Attendu qu'il est acquis aux débats que Monsieur Marchewka fit retour du document de validation, le 13 avril 1994; qu'en fait, du bordereau de dépôt de lettre recommandée avec accusé de réception, l'intimé ayant choisi ce type d'affranchissement, il ressort que cet envoi eut lieu, le lendemain, la date du 13 avril étant celle de la lettre d'accompagnement du document de validation: que, par cette lettre, plutôt que de faire part de son étonnement ou du plaisir qu'il éprouvait à l'idée de gagner, sans raison, une somme d'un montant supérieur à 100 000 F, Monsieur Marchewka faisait savoir au directeur de la société MFD, que, faute de recevoir cette somme de 105 750 F, il serait "contraint de confier les documents à (son) avocat pour engager des poursuites.
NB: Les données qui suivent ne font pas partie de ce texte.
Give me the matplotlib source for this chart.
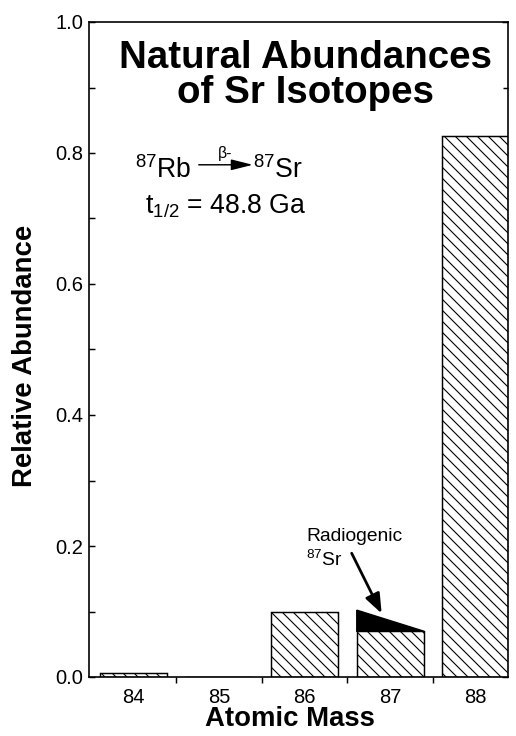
import matplotlib
matplotlib.use("Agg")
import matplotlib.pyplot as plt
from matplotlib.ticker import MultipleLocator, FixedLocator, NullFormatter

plt.rcParams.update({
    'font.family': 'Liberation Sans',
    'mathtext.fontset': 'custom',
    'mathtext.rm': 'Liberation Sans',
    'mathtext.it': 'Liberation Sans:italic',
    'mathtext.bf': 'Liberation Sans:bold',
    'hatch.linewidth': 0.6,
})

# Data
masses = [84, 85, 86, 87, 88]
abundance = [0.0056, 0.0, 0.0986, 0.0700, 0.8258]
radiogenic_top = 0.102   # top of the black radiogenic 87Sr wedge
tick_labels = ['84', '85', '86', '87', '88']

DPI = 132
fig = plt.figure(figsize=(516 / DPI, 736 / DPI), dpi=DPI)
ax = fig.add_axes([89 / 516, 1 - 677 / 736, 419 / 516, 655 / 736])

bar_w = 0.78
ax.bar(masses, abundance, width=bar_w, color='white', edgecolor='black',
       hatch='\\\\\\\\', linewidth=0.8, zorder=2)

# radiogenic wedge on top of the 87 bar
i87 = masses.index(87)
x0 = masses[i87] - bar_w / 2
x1 = masses[i87] + bar_w / 2
ax.fill([x0, x0, x1], [abundance[i87], radiogenic_top, abundance[i87]],
        color='black', linewidth=0.8, zorder=3)

ax.set_xlim(83.484, 88.375)
ax.set_ylim(0, 1.0)

# y axis: inward ticks both sides
ax.yaxis.set_major_locator(MultipleLocator(0.2))
ax.yaxis.set_minor_locator(MultipleLocator(0.1))
ax.yaxis.set_major_formatter(matplotlib.ticker.FormatStrFormatter('%.1f'))
ax.tick_params(axis='y', which='major', direction='in', length=3.5, width=0.8,
               labelsize=11, pad=3, right=True)
ax.tick_params(axis='y', which='minor', direction='in', length=3, width=0.8, right=True)

# x axis: labels at centres, tick marks between categories
ax.set_xticks(masses)
ax.set_xticklabels(tick_labels)
ax.xaxis.set_minor_locator(FixedLocator([m + 0.5 for m in masses[:-1]]))
ax.xaxis.set_minor_formatter(NullFormatter())
ax.tick_params(axis='x', which='major', length=0, labelsize=11, pad=6)
ax.tick_params(axis='x', which='minor', direction='out', length=3.5, width=0.8)

for s in ax.spines.values():
    s.set_linewidth(0.9)

ax.set_ylabel('Relative Abundance', fontsize=15, fontweight='bold')
ax.set_xlabel('Atomic Mass', fontsize=15, fontweight='bold')
ax.yaxis.set_label_coords(-0.122, 0.49)
ax.xaxis.set_label_coords(0.48, -0.044)

# title inside the plot
ax.text(0.516, 0.930, 'Natural Abundances', transform=ax.transAxes,
        ha='center', va='baseline', fontsize=21, fontweight='bold')
ax.text(0.516, 0.876, 'of Sr Isotopes', transform=ax.transAxes,
        ha='center', va='baseline', fontsize=21, fontweight='bold')

# decay scheme
ax.text(0.110, 0.762, r'$^{87}$Rb', transform=ax.transAxes, ha='left',
        va='baseline', fontsize=14.5)
ax.annotate('', xy=(0.391, 0.782), xytext=(0.262, 0.782),
            xycoords='axes fraction', textcoords='axes fraction',
            arrowprops=dict(arrowstyle='-|>,head_length=1.0,head_width=0.25',
                            color='black', lw=0.8, shrinkA=0, shrinkB=0))
ax.text(0.325, 0.799, 'β-', transform=ax.transAxes, ha='center', va='center',
        fontsize=8.5)
ax.text(0.391, 0.762, r'$^{87}$Sr', transform=ax.transAxes, ha='left',
        va='baseline', fontsize=14.5)
ax.text(0.134, 0.708, r't$_{1/2}$ = 48.8 Ga', transform=ax.transAxes, ha='left',
        va='baseline', fontsize=14.5)

# radiogenic label + arrow
ax.text(0.518, 0.214, 'Radiogenic', transform=ax.transAxes, ha='left',
        va='center', fontsize=10.5)
ax.text(0.518, 0.178, r'$^{87}$Sr', transform=ax.transAxes, ha='left',
        va='center', fontsize=10.5)
ax.annotate('', xy=(86.90, 0.097), xytext=(86.55, 0.189),
            arrowprops=dict(arrowstyle='-|>,head_length=0.9,head_width=0.35',
                            color='black', lw=1.5, shrinkA=0, shrinkB=0))

fig.savefig('out.png', dpi=DPI)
Ces dits documents seront confiés à l'avocat à partir du 2 mai, si la somme que j'ai gagnée ne m'a pas été payée ";
Attendu que, tant les mentions portées sur le bulletin de validation, de la même écriture que celle de la lettre datée du 13 avril 1994, que le contenu de celle-ci sont la démonstration de l'opinion, qui était celle de Stéphane Marchewka, qui sensible au caractère fort équivoque de l'ensemble des documents que lui avait fait parvenir seulement quelques jours plutôt la société MFD, avait compris être "victime" d'une publicité plus qu'à la limite de l'honnêteté intellectuelle; que, de ces documents, il ressort que l'intimé n'a pu croire être le gagnant de cette somme de plus de 100 000 F, en sorte qu'il n'a souffert d'aucun préjudice;
Attendu qu'en agissant comme il le fit, en procédant pour tirer profit d'un pseudo gain, qu'il savait ne pas être le sien, Monsieur Marchewka a commis un abus de procédure;
Attendu que la société MFD, dont il a été relevé que les procédés, évidemment à des fins commerciales, étaient fallacieux, qui a "démarché" Monsieur Marchewka à son domicile par l'envoi de ces documents publicitaires critiquables, ne s'explique pas sur l'importance du préjudice qu'elle entend voir réparer; qu'aussi la cour fixe son indemnisation à la somme symbolique de un franc;
Attendu qu'il serait inéquitable de laisser à la charge de l'appelante les frais irrépétibles, dont elle fit l'avance;
Par ces motifs: LA COUR, en dernier ressort, publiquement, contradictoirement; Infirme le jugement déféré, Statuant à nouveau, Déboute Stéphane Marchewka de ses demandes; Le condamne à payer à la société Maison Française de Distribution la somme de un franc (1 F), à titre de dommages-intérêts pour procédure abusive; Le condamne à payer à la société Maison Française de Distribution la somme de cinq mille francs TTC, (5 000 F), à titre d'indemnité pour frais non taxables; Le condamne aux dépens de première instance et d'appel, ces derniers recouvrés suivant les règles régissant l'aide juridictionnelle; Accorde à Maître Daude, avoué, le bénéfice des dispositions de l'article 699 du nouveau Code de procédure civile; Et le présent arrêt a été signé par le président et le greffier.